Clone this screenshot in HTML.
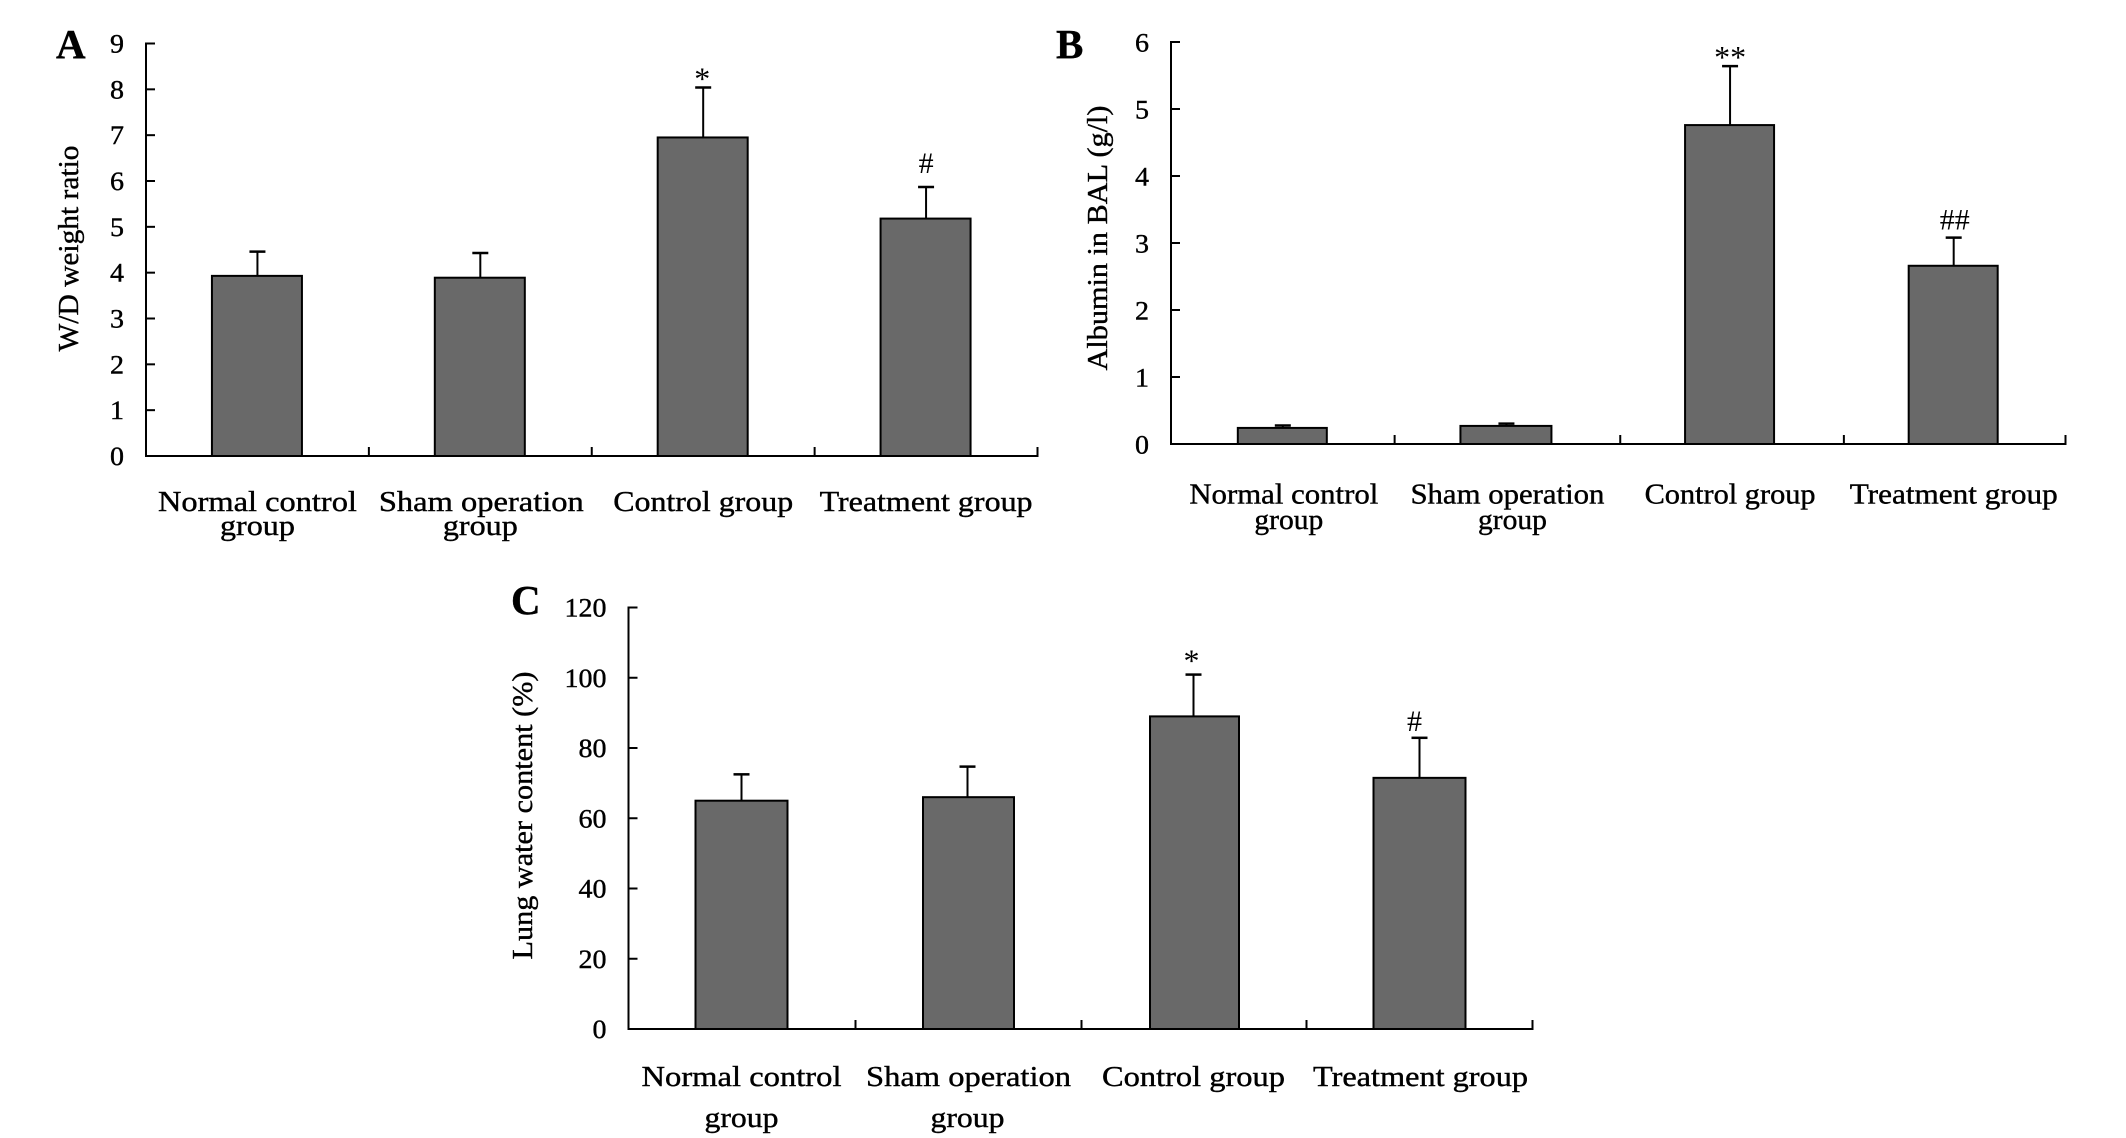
<!DOCTYPE html>
<html lang="en">
<head>
<meta charset="utf-8">
<title>Lung injury bar charts</title>
<style>
  html, body { margin: 0; padding: 0; background: #fff; }
  svg { display: block; }
  text { font-family: "Liberation Serif", serif; fill: #000; stroke: #000; stroke-width: 0.4px; }
</style>
</head>
<body>
<svg id="figure" xmlns="http://www.w3.org/2000/svg" width="2126" height="1138" viewBox="0 0 2126 1138"></svg>
<script>
const categoryLines = [["Normal control", "group"], ["Sham operation", "group"], ["Control group"], ["Treatment group"]];

const ticksA = [0, 1, 2, 3, 4, 5, 6, 7, 8, 9];
const valuesA = [3.93, 3.89, 6.95, 5.18];
const errorTopsA = [4.46, 4.43, 8.04, 5.87];
const marksA = ["", "", "*", "#"];

const ticksB = [0, 1, 2, 3, 4, 5, 6];
const valuesB = [0.24, 0.27, 4.76, 2.66];
const errorTopsB = [0.277, 0.304, 5.64, 3.08];
const marksB = ["", "", "**", "##"];

const ticksC = [0, 20, 40, 60, 80, 100, 120];
const valuesC = [65.0, 66.0, 89.0, 71.5];
const errorTopsC = [72.5, 74.7, 100.9, 82.9];
const marksC = ["", "", "*", "#"];

const svgNS = "http://www.w3.org/2000/svg";
const figure = document.getElementById("figure");

function mk(parent, tag, attrs, content) {
  const node = document.createElementNS(svgNS, tag);
  for (const key in attrs) node.setAttribute(key, attrs[key]);
  if (content !== undefined) node.textContent = content;
  parent.appendChild(node);
  return node;
}

function drawPanel(p) {
  const g = mk(figure, "g", {});
  
  

  const maxTick = p.ticks[p.ticks.length - 1];
  const yScale = v => p.y0 - (v / maxTick) * (p.y0 - p.yTop);
  const band = (p.xRight - p.x0) / p.values.length;
  const xCenter = i => p.x0 + band * (i + 0.5);

  const letter = mk(g, "text", { x: p.letterX, y: p.letterY, "font-size": 41, "font-weight": "bold" }, p.id);
  
  

  const title = mk(g, "text", {
    transform: "translate(" + p.titleX + "," + p.titleY + ") rotate(-90)",
    "text-anchor": "middle", "font-size": 29,
    textLength: p.titleLength, lengthAdjust: "spacingAndGlyphs"
  }, p.title);
  
  

  p.values.forEach((v, i) => {
    const cx = xCenter(i);
    const errTop = yScale(p.errorTops[i]);
    const top = yScale(v);
    const barX = cx + p.barDx[i];

    const stem = mk(g, "line", { x1: cx, x2: cx, y1: top, y2: errTop, stroke: "#000", "stroke-width": 2 });
    
    

    const cap = mk(g, "line", { x1: cx - 8, x2: cx + 8, y1: errTop, y2: errTop, stroke: "#000", "stroke-width": 2.5 });
    
    

    const bar = mk(g, "rect", { x: barX - p.barWidth[i] / 2, y: top, width: p.barWidth[i], height: p.y0 - top, fill: "#696969", stroke: "#000", "stroke-width": 2 });
    
    

    if (p.marks[i]) {
      const mark = p.marks[i];
      const isStar = mark[0] === "*";
      const mt = mk(g, "text", {
        x: cx + p.markDx[i], y: errTop - p.markGap[i] + (isStar ? 15 : 10),
        "text-anchor": "middle", "font-size": isStar ? 32 : 30, style: "stroke-width:0"
      }, mark);
      
      
    }

    p.labels[i].forEach((line, j) => {
      const isGroup = line === "group";
      const lab = mk(g, "text", {
        x: cx + (isGroup ? p.groupDx : p.labelDx[i]),
        y: j === 0 ? p.label1Y : p.label2Y,
        "text-anchor": "middle", "font-size": 29,
        textLength: isGroup ? p.groupWidth : p.labelWidths[i], lengthAdjust: "spacingAndGlyphs"
      }, line);
      
      
    });
  });

  const yAxis = mk(g, "line", { x1: p.x0, x2: p.x0, y1: p.yTop - 1, y2: p.y0, stroke: "#000", "stroke-width": 2 });
  
  

  const xAxis = mk(g, "line", { x1: p.x0 - 1, x2: p.xRight + 1, y1: p.y0, y2: p.y0, stroke: "#000", "stroke-width": 2 });
  
  

  p.ticks.forEach(t => {
    const y = yScale(t);
    if (t !== 0) {
      const tick = mk(g, "line", { x1: p.x0, x2: p.x0 + 9, y1: y, y2: y, stroke: "#000", "stroke-width": 2 });
      
      
    }
    const s = String(t);
    const label = mk(g, "text", {
      x: p.x0 - 22, y: y + 9 + p.tickLabelDy, "text-anchor": "end", "font-size": 26.5,
      textLength: s.length * 14, lengthAdjust: "spacingAndGlyphs"
    }, s);
    
    
  });

  for (let i = 1; i <= p.values.length; i++) {
    const x = p.x0 + band * i + p.xTickDx[i - 1];
    const xt = mk(g, "line", { x1: x, x2: x, y1: p.y0, y2: p.y0 - 9, stroke: "#000", "stroke-width": 2 });
    
    
  }
}

drawPanel({
  id: "A", title: "W/D weight ratio", ticks: ticksA, values: valuesA, errorTops: errorTopsA, marks: marksA, labels: categoryLines,
  x0: 146, xRight: 1037.5, y0: 456, yTop: 43.5, barWidth: [90, 90, 90, 90], barDx: [-0.5, -0.5, -0.5, -0.5],
  letterX: 56, letterY: 58, titleX: 78, titleY: 248.5, titleLength: 206, tickLabelDy: 0,
  label1Y: 511, label2Y: 535, labelWidths: [199, 205, 180, 213], labelDx: [0, 1, 0, 0], groupDx: 0, groupWidth: 75,
  markGap: [0, 0, 13, 24], markDx: [0, 0, -1, 0], xTickDx: [0, 0, 0, 0]
});

drawPanel({
  id: "B", title: "Albumin in BAL (g/l)", ticks: ticksB, values: valuesB, errorTops: errorTopsB, marks: marksB, labels: categoryLines,
  x0: 1171, xRight: 2065.5, y0: 444, yTop: 42, barWidth: [89, 91, 89, 89], barDx: [-0.5, -0.5, -0.5, -0.5],
  letterX: 1056, letterY: 58, titleX: 1107, titleY: 238, titleLength: 265, tickLabelDy: 0.5,
  label1Y: 503.5, label2Y: 529, labelWidths: [189, 194, 171, 208], labelDx: [1, 1, 0, 0], groupDx: 6, groupWidth: 69,
  markGap: [0, 0, 13, 18], markDx: [0, 0, 0, 1], xTickDx: [0, 2, 2, 0]
});

drawPanel({
  id: "C", title: "Lung water content (%)", ticks: ticksC, values: valuesC, errorTops: errorTopsC, marks: marksC, labels: categoryLines,
  x0: 628.5, xRight: 1532.5, y0: 1029, yTop: 607.5, barWidth: [92, 91, 89, 92], barDx: [0, 1, 1, 0],
  letterX: 511, letterY: 614, titleX: 532, titleY: 815.5, titleLength: 288, tickLabelDy: 0,
  label1Y: 1086, label2Y: 1127, labelWidths: [200, 205, 183, 215], labelDx: [0, 1, 0, 1], groupDx: 0, groupWidth: 74,
  markGap: [0, 0, 18, 17], markDx: [0, 0, -2, -5], xTickDx: [1, 1, 0, 0]
});
</script>
</body>
</html>
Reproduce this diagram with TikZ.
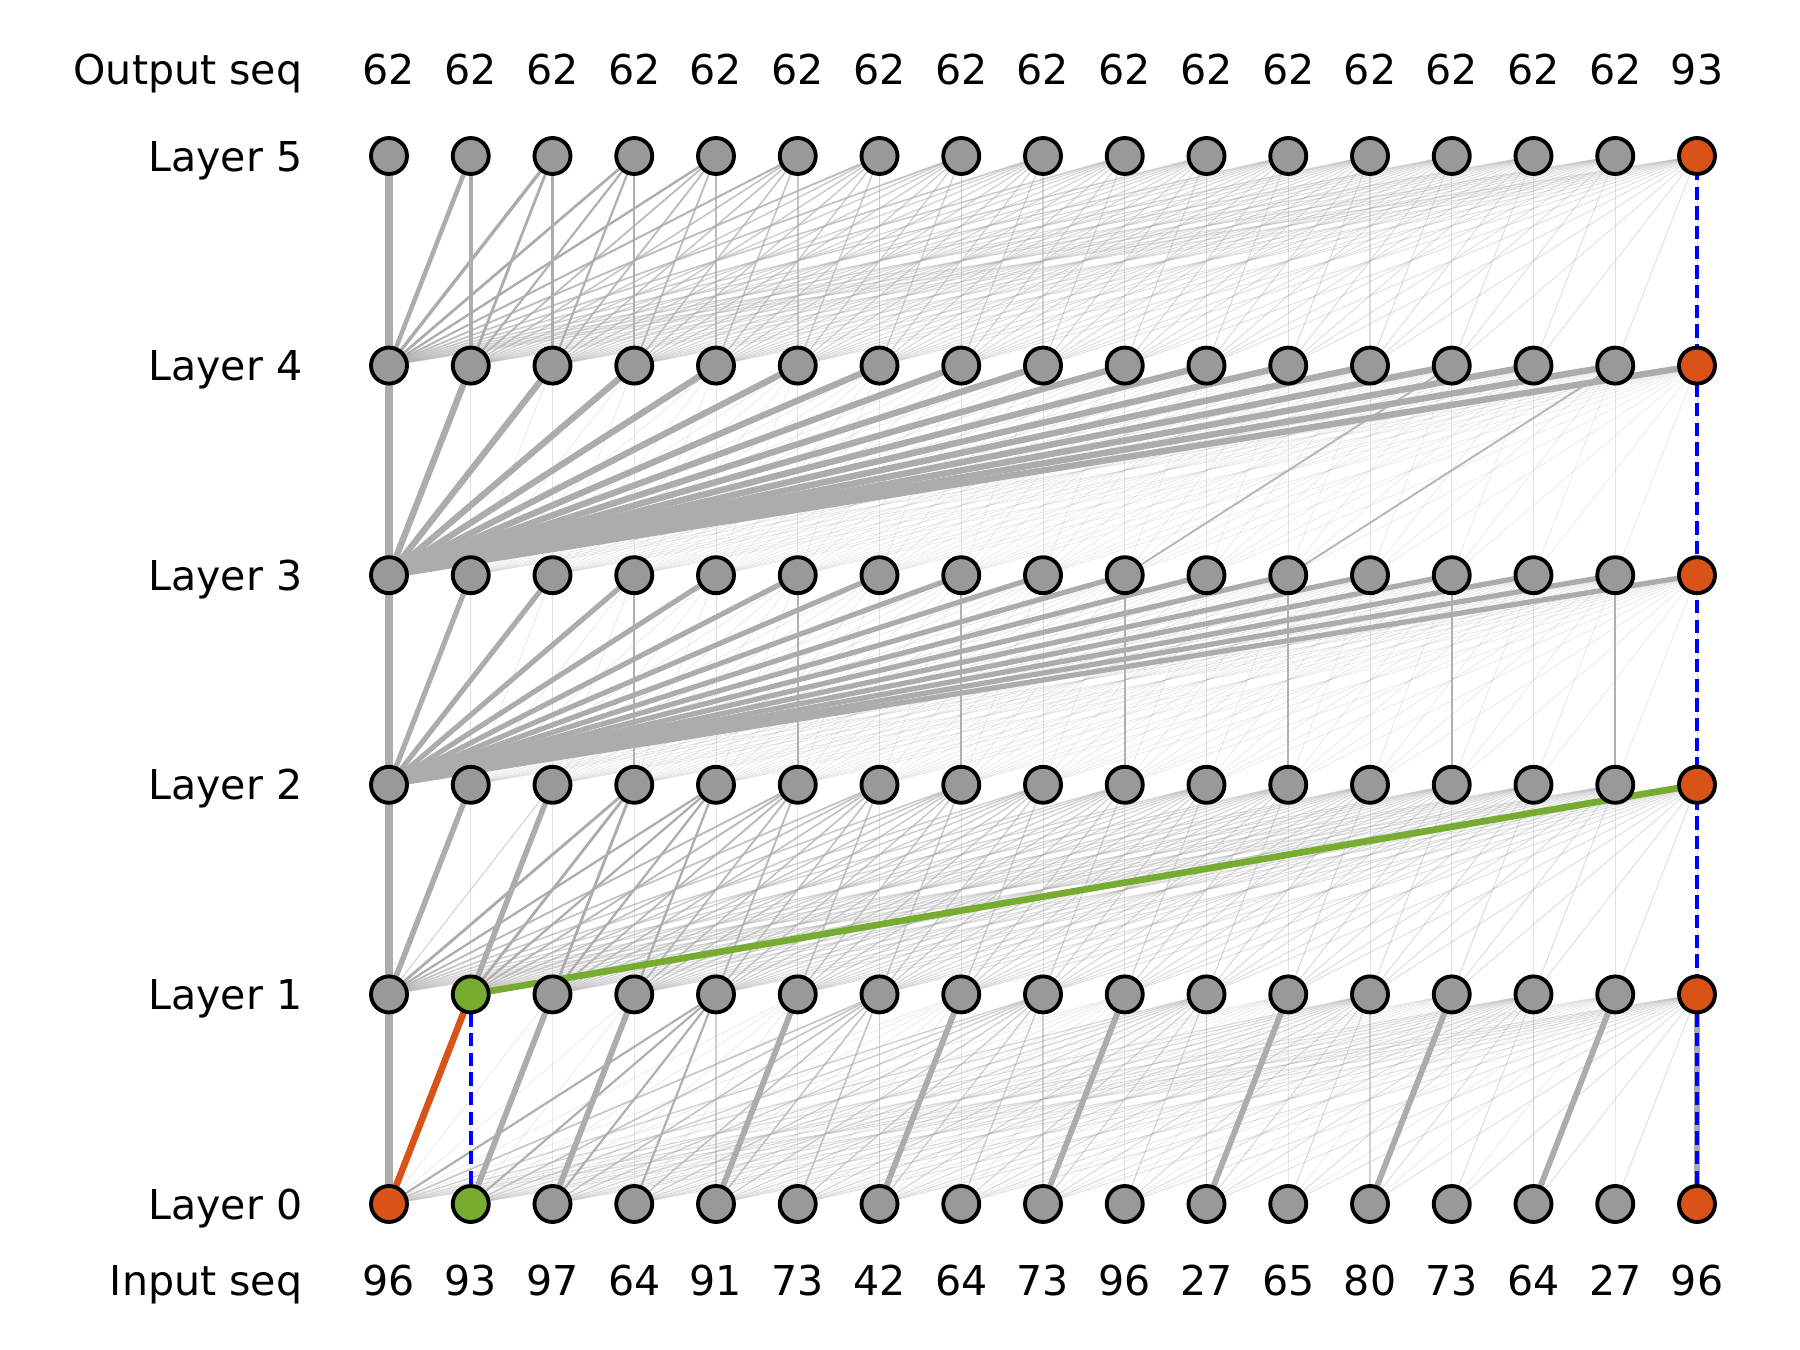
· · · · · · ·
[WHAT THIS TASK INVOLVES]
Return every line of the records exactly as given, pictures excluded.

[RESULT]
Clone this screenshot in HTML.
<!DOCTYPE html>
<html lang="en">
<head>
<meta charset="utf-8">
<title>Lung injury bar charts</title>
<style>
  html, body { margin: 0; padding: 0; background: #fff; }
  svg { display: block; }
  text { font-family: "Liberation Serif", serif; fill: #000; stroke: #000; stroke-width: 0.4px; }
</style>
</head>
<body>
<svg id="figure" xmlns="http://www.w3.org/2000/svg" width="2126" height="1138" viewBox="0 0 2126 1138"></svg>
<script>
const categoryLines = [["Normal control", "group"], ["Sham operation", "group"], ["Control group"], ["Treatment group"]];

const ticksA = [0, 1, 2, 3, 4, 5, 6, 7, 8, 9];
const valuesA = [3.93, 3.89, 6.95, 5.18];
const errorTopsA = [4.46, 4.43, 8.04, 5.87];
const marksA = ["", "", "*", "#"];

const ticksB = [0, 1, 2, 3, 4, 5, 6];
const valuesB = [0.24, 0.27, 4.76, 2.66];
const errorTopsB = [0.277, 0.304, 5.64, 3.08];
const marksB = ["", "", "**", "##"];

const ticksC = [0, 20, 40, 60, 80, 100, 120];
const valuesC = [65.0, 66.0, 89.0, 71.5];
const errorTopsC = [72.5, 74.7, 100.9, 82.9];
const marksC = ["", "", "*", "#"];

const svgNS = "http://www.w3.org/2000/svg";
const figure = document.getElementById("figure");

function mk(parent, tag, attrs, content) {
  const node = document.createElementNS(svgNS, tag);
  for (const key in attrs) node.setAttribute(key, attrs[key]);
  if (content !== undefined) node.textContent = content;
  parent.appendChild(node);
  return node;
}

function drawPanel(p) {
  const g = mk(figure, "g", {});
  
  

  const maxTick = p.ticks[p.ticks.length - 1];
  const yScale = v => p.y0 - (v / maxTick) * (p.y0 - p.yTop);
  const band = (p.xRight - p.x0) / p.values.length;
  const xCenter = i => p.x0 + band * (i + 0.5);

  const letter = mk(g, "text", { x: p.letterX, y: p.letterY, "font-size": 41, "font-weight": "bold" }, p.id);
  
  

  const title = mk(g, "text", {
    transform: "translate(" + p.titleX + "," + p.titleY + ") rotate(-90)",
    "text-anchor": "middle", "font-size": 29,
    textLength: p.titleLength, lengthAdjust: "spacingAndGlyphs"
  }, p.title);
  
  

  p.values.forEach((v, i) => {
    const cx = xCenter(i);
    const errTop = yScale(p.errorTops[i]);
    const top = yScale(v);
    const barX = cx + p.barDx[i];

    const stem = mk(g, "line", { x1: cx, x2: cx, y1: top, y2: errTop, stroke: "#000", "stroke-width": 2 });
    
    

    const cap = mk(g, "line", { x1: cx - 8, x2: cx + 8, y1: errTop, y2: errTop, stroke: "#000", "stroke-width": 2.5 });
    
    

    const bar = mk(g, "rect", { x: barX - p.barWidth[i] / 2, y: top, width: p.barWidth[i], height: p.y0 - top, fill: "#696969", stroke: "#000", "stroke-width": 2 });
    
    

    if (p.marks[i]) {
      const mark = p.marks[i];
      const isStar = mark[0] === "*";
      const mt = mk(g, "text", {
        x: cx + p.markDx[i], y: errTop - p.markGap[i] + (isStar ? 15 : 10),
        "text-anchor": "middle", "font-size": isStar ? 32 : 30, style: "stroke-width:0"
      }, mark);
      
      
    }

    p.labels[i].forEach((line, j) => {
      const isGroup = line === "group";
      const lab = mk(g, "text", {
        x: cx + (isGroup ? p.groupDx : p.labelDx[i]),
        y: j === 0 ? p.label1Y : p.label2Y,
        "text-anchor": "middle", "font-size": 29,
        textLength: isGroup ? p.groupWidth : p.labelWidths[i], lengthAdjust: "spacingAndGlyphs"
      }, line);
      
      
    });
  });

  const yAxis = mk(g, "line", { x1: p.x0, x2: p.x0, y1: p.yTop - 1, y2: p.y0, stroke: "#000", "stroke-width": 2 });
  
  

  const xAxis = mk(g, "line", { x1: p.x0 - 1, x2: p.xRight + 1, y1: p.y0, y2: p.y0, stroke: "#000", "stroke-width": 2 });
  
  

  p.ticks.forEach(t => {
    const y = yScale(t);
    if (t !== 0) {
      const tick = mk(g, "line", { x1: p.x0, x2: p.x0 + 9, y1: y, y2: y, stroke: "#000", "stroke-width": 2 });
      
      
    }
    const s = String(t);
    const label = mk(g, "text", {
      x: p.x0 - 22, y: y + 9 + p.tickLabelDy, "text-anchor": "end", "font-size": 26.5,
      textLength: s.length * 14, lengthAdjust: "spacingAndGlyphs"
    }, s);
    
    
  });

  for (let i = 1; i <= p.values.length; i++) {
    const x = p.x0 + band * i + p.xTickDx[i - 1];
    const xt = mk(g, "line", { x1: x, x2: x, y1: p.y0, y2: p.y0 - 9, stroke: "#000", "stroke-width": 2 });
    
    
  }
}

drawPanel({
  id: "A", title: "W/D weight ratio", ticks: ticksA, values: valuesA, errorTops: errorTopsA, marks: marksA, labels: categoryLines,
  x0: 146, xRight: 1037.5, y0: 456, yTop: 43.5, barWidth: [90, 90, 90, 90], barDx: [-0.5, -0.5, -0.5, -0.5],
  letterX: 56, letterY: 58, titleX: 78, titleY: 248.5, titleLength: 206, tickLabelDy: 0,
  label1Y: 511, label2Y: 535, labelWidths: [199, 205, 180, 213], labelDx: [0, 1, 0, 0], groupDx: 0, groupWidth: 75,
  markGap: [0, 0, 13, 24], markDx: [0, 0, -1, 0], xTickDx: [0, 0, 0, 0]
});

drawPanel({
  id: "B", title: "Albumin in BAL (g/l)", ticks: ticksB, values: valuesB, errorTops: errorTopsB, marks: marksB, labels: categoryLines,
  x0: 1171, xRight: 2065.5, y0: 444, yTop: 42, barWidth: [89, 91, 89, 89], barDx: [-0.5, -0.5, -0.5, -0.5],
  letterX: 1056, letterY: 58, titleX: 1107, titleY: 238, titleLength: 265, tickLabelDy: 0.5,
  label1Y: 503.5, label2Y: 529, labelWidths: [189, 194, 171, 208], labelDx: [1, 1, 0, 0], groupDx: 6, groupWidth: 69,
  markGap: [0, 0, 13, 18], markDx: [0, 0, 0, 1], xTickDx: [0, 2, 2, 0]
});

drawPanel({
  id: "C", title: "Lung water content (%)", ticks: ticksC, values: valuesC, errorTops: errorTopsC, marks: marksC, labels: categoryLines,
  x0: 628.5, xRight: 1532.5, y0: 1029, yTop: 607.5, barWidth: [92, 91, 89, 92], barDx: [0, 1, 1, 0],
  letterX: 511, letterY: 614, titleX: 532, titleY: 815.5, titleLength: 288, tickLabelDy: 0,
  label1Y: 1086, label2Y: 1127, labelWidths: [200, 205, 183, 215], labelDx: [0, 1, 0, 1], groupDx: 0, groupWidth: 74,
  markGap: [0, 0, 18, 17], markDx: [0, 0, -2, -5], xTickDx: [1, 1, 0, 0]
});
</script>
</body>
</html>
Reproduce this diagram with TikZ.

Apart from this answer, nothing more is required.